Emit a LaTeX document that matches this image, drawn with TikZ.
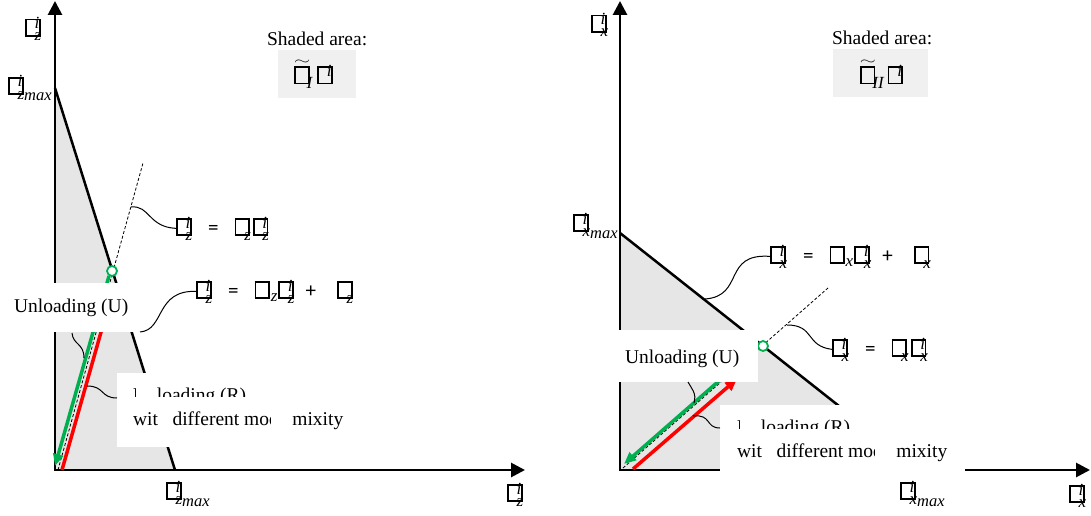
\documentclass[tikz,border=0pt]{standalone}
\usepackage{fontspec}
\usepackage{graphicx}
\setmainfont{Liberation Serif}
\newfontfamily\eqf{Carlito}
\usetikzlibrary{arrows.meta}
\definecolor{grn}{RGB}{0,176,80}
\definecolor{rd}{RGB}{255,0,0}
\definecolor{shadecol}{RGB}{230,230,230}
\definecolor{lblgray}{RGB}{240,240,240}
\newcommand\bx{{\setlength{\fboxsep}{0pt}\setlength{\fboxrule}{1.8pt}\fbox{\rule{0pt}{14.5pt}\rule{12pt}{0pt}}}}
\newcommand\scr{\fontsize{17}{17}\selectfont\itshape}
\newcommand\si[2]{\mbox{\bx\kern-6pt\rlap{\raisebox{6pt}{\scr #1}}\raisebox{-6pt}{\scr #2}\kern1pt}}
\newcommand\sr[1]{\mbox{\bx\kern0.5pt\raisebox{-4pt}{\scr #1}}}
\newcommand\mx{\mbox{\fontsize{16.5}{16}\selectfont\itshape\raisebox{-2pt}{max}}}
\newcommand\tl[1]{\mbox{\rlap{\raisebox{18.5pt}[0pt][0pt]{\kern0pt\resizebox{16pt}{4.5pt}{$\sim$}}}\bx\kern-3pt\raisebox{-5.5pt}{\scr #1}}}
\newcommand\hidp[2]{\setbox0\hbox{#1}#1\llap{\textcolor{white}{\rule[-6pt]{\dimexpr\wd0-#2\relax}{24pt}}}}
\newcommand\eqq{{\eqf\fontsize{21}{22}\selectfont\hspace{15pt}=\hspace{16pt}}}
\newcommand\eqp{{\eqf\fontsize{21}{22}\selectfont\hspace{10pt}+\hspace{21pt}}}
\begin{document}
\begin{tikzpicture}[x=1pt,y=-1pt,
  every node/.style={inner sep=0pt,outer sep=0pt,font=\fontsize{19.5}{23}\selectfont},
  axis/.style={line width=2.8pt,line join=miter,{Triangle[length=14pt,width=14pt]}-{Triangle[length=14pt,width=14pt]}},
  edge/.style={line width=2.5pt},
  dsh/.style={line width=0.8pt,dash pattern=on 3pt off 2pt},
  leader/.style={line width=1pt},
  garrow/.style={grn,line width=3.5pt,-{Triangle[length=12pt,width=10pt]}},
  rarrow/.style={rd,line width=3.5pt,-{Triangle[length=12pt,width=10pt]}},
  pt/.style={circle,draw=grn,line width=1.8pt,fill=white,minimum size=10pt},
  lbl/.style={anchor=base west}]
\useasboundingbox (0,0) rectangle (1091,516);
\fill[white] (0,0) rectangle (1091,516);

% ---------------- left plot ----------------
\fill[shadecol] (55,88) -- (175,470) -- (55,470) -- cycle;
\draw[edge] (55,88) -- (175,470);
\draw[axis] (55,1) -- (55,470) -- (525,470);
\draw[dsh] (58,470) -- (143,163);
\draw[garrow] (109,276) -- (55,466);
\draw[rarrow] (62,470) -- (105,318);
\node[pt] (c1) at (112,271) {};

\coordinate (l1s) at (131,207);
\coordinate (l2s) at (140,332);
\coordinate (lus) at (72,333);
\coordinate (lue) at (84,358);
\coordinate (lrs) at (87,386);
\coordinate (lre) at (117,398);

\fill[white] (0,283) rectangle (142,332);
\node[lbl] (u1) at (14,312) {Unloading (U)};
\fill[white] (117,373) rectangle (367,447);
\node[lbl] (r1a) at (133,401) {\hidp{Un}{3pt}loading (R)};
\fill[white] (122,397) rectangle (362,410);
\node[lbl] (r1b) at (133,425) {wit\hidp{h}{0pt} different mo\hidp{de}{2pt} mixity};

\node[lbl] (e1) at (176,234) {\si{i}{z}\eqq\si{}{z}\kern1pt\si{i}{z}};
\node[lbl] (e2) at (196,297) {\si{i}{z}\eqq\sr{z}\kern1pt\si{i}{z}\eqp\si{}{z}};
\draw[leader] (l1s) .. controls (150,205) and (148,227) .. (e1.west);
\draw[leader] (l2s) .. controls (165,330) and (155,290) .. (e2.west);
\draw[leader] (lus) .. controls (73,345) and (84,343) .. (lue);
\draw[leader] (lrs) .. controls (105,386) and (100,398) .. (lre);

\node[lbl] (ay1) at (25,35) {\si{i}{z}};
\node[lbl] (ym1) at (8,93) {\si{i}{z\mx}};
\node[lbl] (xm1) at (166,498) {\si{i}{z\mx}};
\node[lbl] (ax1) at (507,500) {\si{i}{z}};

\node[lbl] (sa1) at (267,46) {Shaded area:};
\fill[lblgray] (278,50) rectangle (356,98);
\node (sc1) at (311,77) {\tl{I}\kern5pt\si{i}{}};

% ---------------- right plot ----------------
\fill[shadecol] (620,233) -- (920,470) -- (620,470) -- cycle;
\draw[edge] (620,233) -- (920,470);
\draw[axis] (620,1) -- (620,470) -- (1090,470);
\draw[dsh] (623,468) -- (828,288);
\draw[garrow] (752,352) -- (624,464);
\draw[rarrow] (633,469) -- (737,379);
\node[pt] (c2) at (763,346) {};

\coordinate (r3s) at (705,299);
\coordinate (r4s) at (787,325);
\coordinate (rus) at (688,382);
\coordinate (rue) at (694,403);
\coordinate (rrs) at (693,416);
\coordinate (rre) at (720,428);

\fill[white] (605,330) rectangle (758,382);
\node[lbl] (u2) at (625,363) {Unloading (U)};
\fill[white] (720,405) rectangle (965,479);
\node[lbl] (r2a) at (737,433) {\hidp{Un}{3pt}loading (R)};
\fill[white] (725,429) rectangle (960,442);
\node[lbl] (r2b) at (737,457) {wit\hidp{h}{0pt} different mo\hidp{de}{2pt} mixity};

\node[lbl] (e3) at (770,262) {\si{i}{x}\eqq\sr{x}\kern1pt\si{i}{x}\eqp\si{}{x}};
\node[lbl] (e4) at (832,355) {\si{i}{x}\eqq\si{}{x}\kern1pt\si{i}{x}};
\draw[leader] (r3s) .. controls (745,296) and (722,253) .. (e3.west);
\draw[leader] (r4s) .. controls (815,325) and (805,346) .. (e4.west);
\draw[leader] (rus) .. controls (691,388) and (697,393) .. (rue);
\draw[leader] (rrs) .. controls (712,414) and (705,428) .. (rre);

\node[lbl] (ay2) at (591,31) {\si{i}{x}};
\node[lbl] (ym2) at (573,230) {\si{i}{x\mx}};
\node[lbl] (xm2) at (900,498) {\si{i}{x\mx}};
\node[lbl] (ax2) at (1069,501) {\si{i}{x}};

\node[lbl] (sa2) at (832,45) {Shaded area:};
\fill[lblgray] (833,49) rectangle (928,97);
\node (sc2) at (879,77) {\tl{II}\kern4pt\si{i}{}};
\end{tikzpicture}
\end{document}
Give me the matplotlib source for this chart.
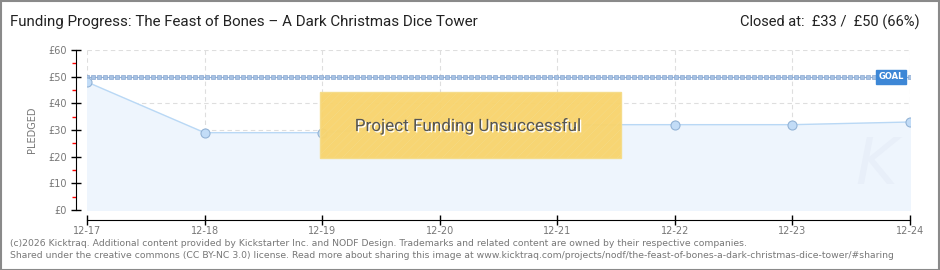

Goal of the exercise: Copy out the whole listing exactly, and don't carry over any pictures.

Solution for this problem:
Emit a LaTeX document that matches this image, drawn with TikZ.
\documentclass[tikz,border=0pt]{standalone}
\usepackage{fontspec}
\usepackage{graphicx}
\setmainfont{Liberation Serif}
\newfontfamily\eqf{Carlito}
\usetikzlibrary{arrows.meta}
\definecolor{grn}{RGB}{0,176,80}
\definecolor{rd}{RGB}{255,0,0}
\definecolor{shadecol}{RGB}{230,230,230}
\definecolor{lblgray}{RGB}{240,240,240}
\newcommand\bx{{\setlength{\fboxsep}{0pt}\setlength{\fboxrule}{1.8pt}\fbox{\rule{0pt}{14.5pt}\rule{12pt}{0pt}}}}
\newcommand\scr{\fontsize{17}{17}\selectfont\itshape}
\newcommand\si[2]{\mbox{\bx\kern-6pt\rlap{\raisebox{6pt}{\scr #1}}\raisebox{-6pt}{\scr #2}\kern1pt}}
\newcommand\sr[1]{\mbox{\bx\kern0.5pt\raisebox{-4pt}{\scr #1}}}
\newcommand\mx{\mbox{\fontsize{16.5}{16}\selectfont\itshape\raisebox{-2pt}{max}}}
\newcommand\tl[1]{\mbox{\rlap{\raisebox{18.5pt}[0pt][0pt]{\kern0pt\resizebox{16pt}{4.5pt}{$\sim$}}}\bx\kern-3pt\raisebox{-5.5pt}{\scr #1}}}
\newcommand\hidp[2]{\setbox0\hbox{#1}#1\llap{\textcolor{white}{\rule[-6pt]{\dimexpr\wd0-#2\relax}{24pt}}}}
\newcommand\eqq{{\eqf\fontsize{21}{22}\selectfont\hspace{15pt}=\hspace{16pt}}}
\newcommand\eqp{{\eqf\fontsize{21}{22}\selectfont\hspace{10pt}+\hspace{21pt}}}
\begin{document}
\begin{tikzpicture}[x=1pt,y=-1pt,
  every node/.style={inner sep=0pt,outer sep=0pt,font=\fontsize{19.5}{23}\selectfont},
  axis/.style={line width=2.8pt,line join=miter,{Triangle[length=14pt,width=14pt]}-{Triangle[length=14pt,width=14pt]}},
  edge/.style={line width=2.5pt},
  dsh/.style={line width=0.8pt,dash pattern=on 3pt off 2pt},
  leader/.style={line width=1pt},
  garrow/.style={grn,line width=3.5pt,-{Triangle[length=12pt,width=10pt]}},
  rarrow/.style={rd,line width=3.5pt,-{Triangle[length=12pt,width=10pt]}},
  pt/.style={circle,draw=grn,line width=1.8pt,fill=white,minimum size=10pt},
  lbl/.style={anchor=base west}]
\useasboundingbox (0,0) rectangle (1091,516);
\fill[white] (0,0) rectangle (1091,516);

% ---------------- left plot ----------------
\fill[shadecol] (55,88) -- (175,470) -- (55,470) -- cycle;
\draw[edge] (55,88) -- (175,470);
\draw[axis] (55,1) -- (55,470) -- (525,470);
\draw[dsh] (58,470) -- (143,163);
\draw[garrow] (109,276) -- (55,466);
\draw[rarrow] (62,470) -- (105,318);
\node[pt] (c1) at (112,271) {};

\coordinate (l1s) at (131,207);
\coordinate (l2s) at (140,332);
\coordinate (lus) at (72,333);
\coordinate (lue) at (84,358);
\coordinate (lrs) at (87,386);
\coordinate (lre) at (117,398);

\fill[white] (0,283) rectangle (142,332);
\node[lbl] (u1) at (14,312) {Unloading (U)};
\fill[white] (117,373) rectangle (367,447);
\node[lbl] (r1a) at (133,401) {\hidp{Un}{3pt}loading (R)};
\fill[white] (122,397) rectangle (362,410);
\node[lbl] (r1b) at (133,425) {wit\hidp{h}{0pt} different mo\hidp{de}{2pt} mixity};

\node[lbl] (e1) at (176,234) {\si{i}{z}\eqq\si{}{z}\kern1pt\si{i}{z}};
\node[lbl] (e2) at (196,297) {\si{i}{z}\eqq\sr{z}\kern1pt\si{i}{z}\eqp\si{}{z}};
\draw[leader] (l1s) .. controls (150,205) and (148,227) .. (e1.west);
\draw[leader] (l2s) .. controls (165,330) and (155,290) .. (e2.west);
\draw[leader] (lus) .. controls (73,345) and (84,343) .. (lue);
\draw[leader] (lrs) .. controls (105,386) and (100,398) .. (lre);

\node[lbl] (ay1) at (25,35) {\si{i}{z}};
\node[lbl] (ym1) at (8,93) {\si{i}{z\mx}};
\node[lbl] (xm1) at (166,498) {\si{i}{z\mx}};
\node[lbl] (ax1) at (507,500) {\si{i}{z}};

\node[lbl] (sa1) at (267,46) {Shaded area:};
\fill[lblgray] (278,50) rectangle (356,98);
\node (sc1) at (311,77) {\tl{I}\kern5pt\si{i}{}};

% ---------------- right plot ----------------
\fill[shadecol] (620,233) -- (920,470) -- (620,470) -- cycle;
\draw[edge] (620,233) -- (920,470);
\draw[axis] (620,1) -- (620,470) -- (1090,470);
\draw[dsh] (623,468) -- (828,288);
\draw[garrow] (752,352) -- (624,464);
\draw[rarrow] (633,469) -- (737,379);
\node[pt] (c2) at (763,346) {};

\coordinate (r3s) at (705,299);
\coordinate (r4s) at (787,325);
\coordinate (rus) at (688,382);
\coordinate (rue) at (694,403);
\coordinate (rrs) at (693,416);
\coordinate (rre) at (720,428);

\fill[white] (605,330) rectangle (758,382);
\node[lbl] (u2) at (625,363) {Unloading (U)};
\fill[white] (720,405) rectangle (965,479);
\node[lbl] (r2a) at (737,433) {\hidp{Un}{3pt}loading (R)};
\fill[white] (725,429) rectangle (960,442);
\node[lbl] (r2b) at (737,457) {wit\hidp{h}{0pt} different mo\hidp{de}{2pt} mixity};

\node[lbl] (e3) at (770,262) {\si{i}{x}\eqq\sr{x}\kern1pt\si{i}{x}\eqp\si{}{x}};
\node[lbl] (e4) at (832,355) {\si{i}{x}\eqq\si{}{x}\kern1pt\si{i}{x}};
\draw[leader] (r3s) .. controls (745,296) and (722,253) .. (e3.west);
\draw[leader] (r4s) .. controls (815,325) and (805,346) .. (e4.west);
\draw[leader] (rus) .. controls (691,388) and (697,393) .. (rue);
\draw[leader] (rrs) .. controls (712,414) and (705,428) .. (rre);

\node[lbl] (ay2) at (591,31) {\si{i}{x}};
\node[lbl] (ym2) at (573,230) {\si{i}{x\mx}};
\node[lbl] (xm2) at (900,498) {\si{i}{x\mx}};
\node[lbl] (ax2) at (1069,501) {\si{i}{x}};

\node[lbl] (sa2) at (832,45) {Shaded area:};
\fill[lblgray] (833,49) rectangle (928,97);
\node (sc2) at (879,77) {\tl{II}\kern4pt\si{i}{}};
\end{tikzpicture}
\end{document}
Give me the matplotlib source for this chart.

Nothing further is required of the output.